Israeli police spokesperson Micky Rosenfeld reflects on how his country's citizens have had to make tough compromises to limit the terror threat

Superintendent Micky Rosenfeld, Israel Police Foreign Press Spokesman
Superintendent Micky Rosenfeld, Israel Police Foreign Press Spokesman

The response of the Manchester Police was good.

It was swift, all emergency services arrived in the area quickly, there was a rapid response, and the seriousness of the situation was immediately understood.

It was clear in the first few moments that it was an explosion.

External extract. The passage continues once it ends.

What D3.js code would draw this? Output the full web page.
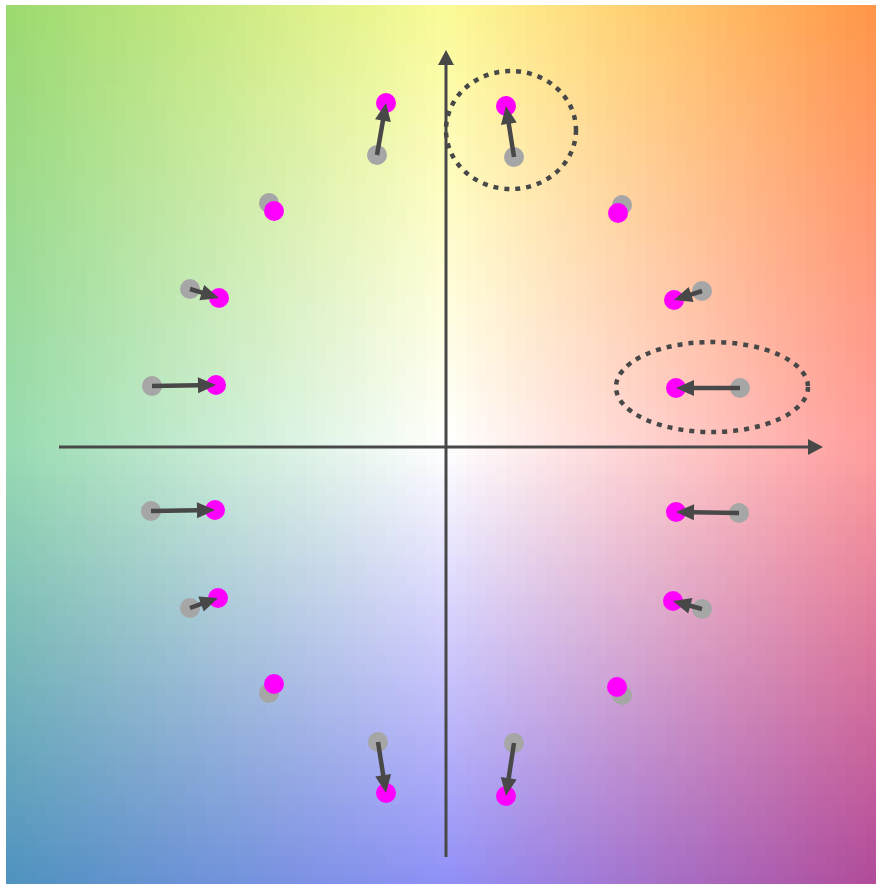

That the hospitals were open was significantly important.

In order to prevent this type of attack, you need concrete intelligence.

You need to know if he worked on his own or as part of a cell.

It seems at this point that there must have been others who knew or were involved, who could have helped him get a bomb.

If there were others, there are obviously still a lot of threats to be dealt with.

In Israel we always dealt with the possibility of a second terror attack, although each scenario is different, it doesn’t always follow that one is closely followed by another.

What needs to happen now is a lockdown to find those others, those cells, and to find out if there’s a secondary attack planned.

It’s not just Manchester but Britain that should be invested in this.

This was a planned terror attack. It wasn’t sporadic; it was something much more sophisticated.

You need to know, and know quickly, how he get hold of the explosive device, how he planned it, for instance, did he walk around the area beforehand, why did he choose that venue etc.

There are lots of issues to be looked into.

Police close to the Manchester Arena the morning after a suspected terrorist attack at the end of a concert by US star Ariana Grande left 22 dead. Photo credit: Peter Byrne/PA Wire
Police close to the Manchester Arena the morning after a suspected terrorist attack at the end of a concert by US star Ariana Grande left 22 dead.
Photo credit: Peter Byrne/PA Wire

At the moment, there is no doubt that heightened security needs to continue for days if not weeks.

The British intelligence services need to use technology to pick up on all relevant individuals, even those who were not active but who may have known about it, and/or know what’s being planned.

You have to react and respond quickly, and use the intelligence you get immediately.

In terms of what to expect, I’m sure that there will be more units on the ground, especially for big events.

You may even get more security in places like shopping centres, with guards checking bags, as happens routinely here.

In terms of the suspects, they’re probably lying low, maybe moving around. They will realise that they’re now on the counter-terrorism radar.

The thing to deal with is public awareness. People need to know that there are threats and that those threats are realistic.

There’s obviously a reason why the threat level has been raised. More support lines could be opened, as in Israel, where we receive hundreds of calls a day, alerting us to anything suspicious.

That will help everyone, including the police, and will give the public extra confidence.